Everything from the first line down to the line containing "const yR = d3.scaleLinear().domain([0, 90]).range([B, T]);" is to be retyped exactly, both ends included, with pictures left out.

------------

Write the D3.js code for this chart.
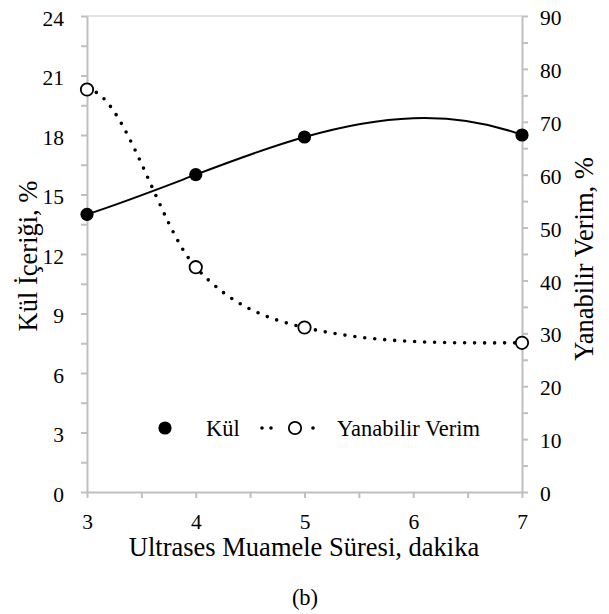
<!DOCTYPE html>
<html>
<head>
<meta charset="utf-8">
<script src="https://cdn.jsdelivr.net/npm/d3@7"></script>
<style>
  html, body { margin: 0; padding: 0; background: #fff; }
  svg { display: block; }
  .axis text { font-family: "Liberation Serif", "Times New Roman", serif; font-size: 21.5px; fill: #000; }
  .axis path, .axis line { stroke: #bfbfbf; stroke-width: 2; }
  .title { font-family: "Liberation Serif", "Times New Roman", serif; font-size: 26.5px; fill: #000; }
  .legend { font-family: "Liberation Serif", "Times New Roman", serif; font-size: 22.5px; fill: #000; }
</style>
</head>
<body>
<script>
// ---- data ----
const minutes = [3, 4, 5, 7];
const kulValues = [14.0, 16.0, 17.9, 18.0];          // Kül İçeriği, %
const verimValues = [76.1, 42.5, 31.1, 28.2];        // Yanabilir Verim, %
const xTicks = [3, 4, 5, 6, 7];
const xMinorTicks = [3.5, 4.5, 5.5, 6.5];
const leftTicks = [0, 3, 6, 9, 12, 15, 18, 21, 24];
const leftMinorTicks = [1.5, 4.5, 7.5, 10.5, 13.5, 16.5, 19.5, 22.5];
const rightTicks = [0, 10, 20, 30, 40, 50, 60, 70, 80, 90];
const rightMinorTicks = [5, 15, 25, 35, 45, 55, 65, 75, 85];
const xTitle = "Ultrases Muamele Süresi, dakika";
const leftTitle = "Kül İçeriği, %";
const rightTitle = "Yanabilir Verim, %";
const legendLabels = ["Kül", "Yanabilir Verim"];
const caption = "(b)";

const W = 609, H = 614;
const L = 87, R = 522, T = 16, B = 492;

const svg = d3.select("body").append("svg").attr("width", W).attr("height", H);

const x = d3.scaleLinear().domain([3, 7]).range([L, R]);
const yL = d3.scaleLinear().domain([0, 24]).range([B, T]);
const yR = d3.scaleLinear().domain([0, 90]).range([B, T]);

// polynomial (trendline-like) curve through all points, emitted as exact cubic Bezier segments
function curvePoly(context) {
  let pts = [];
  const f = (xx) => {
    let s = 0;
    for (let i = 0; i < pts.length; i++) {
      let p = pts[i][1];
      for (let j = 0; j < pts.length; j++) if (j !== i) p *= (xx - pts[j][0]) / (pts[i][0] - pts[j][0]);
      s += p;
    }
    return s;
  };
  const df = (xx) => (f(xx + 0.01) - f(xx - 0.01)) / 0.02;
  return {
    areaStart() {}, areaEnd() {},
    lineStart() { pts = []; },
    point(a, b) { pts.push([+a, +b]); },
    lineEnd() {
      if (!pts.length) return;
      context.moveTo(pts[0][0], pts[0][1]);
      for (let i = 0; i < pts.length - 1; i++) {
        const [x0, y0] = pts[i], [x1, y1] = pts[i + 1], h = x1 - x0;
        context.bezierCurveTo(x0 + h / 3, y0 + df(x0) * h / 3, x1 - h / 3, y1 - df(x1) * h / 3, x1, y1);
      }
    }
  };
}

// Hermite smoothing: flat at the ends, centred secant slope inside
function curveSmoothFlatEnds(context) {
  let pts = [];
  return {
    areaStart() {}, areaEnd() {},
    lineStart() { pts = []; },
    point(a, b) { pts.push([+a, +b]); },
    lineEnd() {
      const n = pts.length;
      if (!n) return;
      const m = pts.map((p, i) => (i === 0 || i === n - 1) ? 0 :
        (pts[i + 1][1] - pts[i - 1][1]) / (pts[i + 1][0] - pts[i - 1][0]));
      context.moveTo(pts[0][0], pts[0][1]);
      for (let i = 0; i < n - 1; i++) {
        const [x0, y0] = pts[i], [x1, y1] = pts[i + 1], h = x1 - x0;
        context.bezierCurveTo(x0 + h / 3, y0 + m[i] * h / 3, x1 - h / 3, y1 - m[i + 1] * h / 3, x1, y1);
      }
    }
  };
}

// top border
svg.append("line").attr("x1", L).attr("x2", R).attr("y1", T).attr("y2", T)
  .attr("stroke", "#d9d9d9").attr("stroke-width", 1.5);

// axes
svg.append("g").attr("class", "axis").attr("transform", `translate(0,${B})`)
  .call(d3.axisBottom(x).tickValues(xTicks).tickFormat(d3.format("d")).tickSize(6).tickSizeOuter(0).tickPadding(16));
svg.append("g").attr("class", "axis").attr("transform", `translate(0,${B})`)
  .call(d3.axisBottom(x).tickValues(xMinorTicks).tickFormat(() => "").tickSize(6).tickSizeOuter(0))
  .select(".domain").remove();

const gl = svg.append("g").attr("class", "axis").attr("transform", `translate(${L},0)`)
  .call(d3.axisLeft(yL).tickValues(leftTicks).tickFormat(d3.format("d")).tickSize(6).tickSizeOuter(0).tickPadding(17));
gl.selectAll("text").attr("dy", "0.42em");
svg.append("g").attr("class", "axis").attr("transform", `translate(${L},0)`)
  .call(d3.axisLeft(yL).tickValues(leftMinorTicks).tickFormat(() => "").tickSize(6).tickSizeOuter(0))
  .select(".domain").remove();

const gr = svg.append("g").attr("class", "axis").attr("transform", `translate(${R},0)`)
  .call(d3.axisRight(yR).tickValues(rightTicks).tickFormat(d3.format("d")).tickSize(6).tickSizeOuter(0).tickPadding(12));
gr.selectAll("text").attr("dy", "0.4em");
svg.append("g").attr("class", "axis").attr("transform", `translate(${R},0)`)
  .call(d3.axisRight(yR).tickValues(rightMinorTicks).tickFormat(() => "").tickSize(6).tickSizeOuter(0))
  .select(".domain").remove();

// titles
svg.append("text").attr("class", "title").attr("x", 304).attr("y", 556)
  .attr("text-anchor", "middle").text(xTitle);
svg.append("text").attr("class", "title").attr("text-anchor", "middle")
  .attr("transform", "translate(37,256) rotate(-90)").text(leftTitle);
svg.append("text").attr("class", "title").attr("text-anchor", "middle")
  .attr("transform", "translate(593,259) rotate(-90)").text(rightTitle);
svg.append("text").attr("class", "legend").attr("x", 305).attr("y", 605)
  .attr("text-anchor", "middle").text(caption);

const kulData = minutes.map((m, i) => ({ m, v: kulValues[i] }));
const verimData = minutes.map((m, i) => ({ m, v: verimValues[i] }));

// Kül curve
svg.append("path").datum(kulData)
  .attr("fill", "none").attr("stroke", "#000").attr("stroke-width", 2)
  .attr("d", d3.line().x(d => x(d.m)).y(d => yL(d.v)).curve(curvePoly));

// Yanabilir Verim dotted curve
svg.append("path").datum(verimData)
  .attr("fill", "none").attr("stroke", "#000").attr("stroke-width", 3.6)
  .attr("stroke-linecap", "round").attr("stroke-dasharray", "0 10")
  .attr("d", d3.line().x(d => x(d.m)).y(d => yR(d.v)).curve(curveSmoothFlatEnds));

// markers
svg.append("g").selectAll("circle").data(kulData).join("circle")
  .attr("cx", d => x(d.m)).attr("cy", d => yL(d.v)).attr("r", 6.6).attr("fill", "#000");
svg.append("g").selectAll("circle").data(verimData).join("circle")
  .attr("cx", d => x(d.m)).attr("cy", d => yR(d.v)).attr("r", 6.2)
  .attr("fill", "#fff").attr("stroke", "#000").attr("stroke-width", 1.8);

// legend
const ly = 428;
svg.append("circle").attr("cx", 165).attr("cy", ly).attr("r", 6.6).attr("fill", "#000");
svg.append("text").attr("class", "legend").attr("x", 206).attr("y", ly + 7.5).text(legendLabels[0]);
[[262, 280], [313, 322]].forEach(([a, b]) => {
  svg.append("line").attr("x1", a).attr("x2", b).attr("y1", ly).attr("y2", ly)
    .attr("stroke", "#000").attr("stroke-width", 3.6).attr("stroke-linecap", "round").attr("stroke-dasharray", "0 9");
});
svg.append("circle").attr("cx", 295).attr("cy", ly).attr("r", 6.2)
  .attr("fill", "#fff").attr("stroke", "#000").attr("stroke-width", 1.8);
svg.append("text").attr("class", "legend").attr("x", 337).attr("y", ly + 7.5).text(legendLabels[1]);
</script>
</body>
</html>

------------

Written reply:
Write the D3.js code for this chart.
<!DOCTYPE html>
<html>
<head>
<meta charset="utf-8">
<script src="https://cdn.jsdelivr.net/npm/d3@7"></script>
<style>
  html, body { margin: 0; padding: 0; background: #fff; }
  svg { display: block; }
  .axis text { font-family: "Liberation Serif", "Times New Roman", serif; font-size: 21.5px; fill: #000; }
  .axis path, .axis line { stroke: #bfbfbf; stroke-width: 2; }
  .title { font-family: "Liberation Serif", "Times New Roman", serif; font-size: 26.5px; fill: #000; }
  .legend { font-family: "Liberation Serif", "Times New Roman", serif; font-size: 22.5px; fill: #000; }
</style>
</head>
<body>
<script>
// ---- data ----
const minutes = [3, 4, 5, 7];
const kulValues = [14.0, 16.0, 17.9, 18.0];          // Kül İçeriği, %
const verimValues = [76.1, 42.5, 31.1, 28.2];        // Yanabilir Verim, %
const xTicks = [3, 4, 5, 6, 7];
const xMinorTicks = [3.5, 4.5, 5.5, 6.5];
const leftTicks = [0, 3, 6, 9, 12, 15, 18, 21, 24];
const leftMinorTicks = [1.5, 4.5, 7.5, 10.5, 13.5, 16.5, 19.5, 22.5];
const rightTicks = [0, 10, 20, 30, 40, 50, 60, 70, 80, 90];
const rightMinorTicks = [5, 15, 25, 35, 45, 55, 65, 75, 85];
const xTitle = "Ultrases Muamele Süresi, dakika";
const leftTitle = "Kül İçeriği, %";
const rightTitle = "Yanabilir Verim, %";
const legendLabels = ["Kül", "Yanabilir Verim"];
const caption = "(b)";

const W = 609, H = 614;
const L = 87, R = 522, T = 16, B = 492;

const svg = d3.select("body").append("svg").attr("width", W).attr("height", H);

const x = d3.scaleLinear().domain([3, 7]).range([L, R]);
const yL = d3.scaleLinear().domain([0, 24]).range([B, T]);
const yR = d3.scaleLinear().domain([0, 90]).range([B, T]);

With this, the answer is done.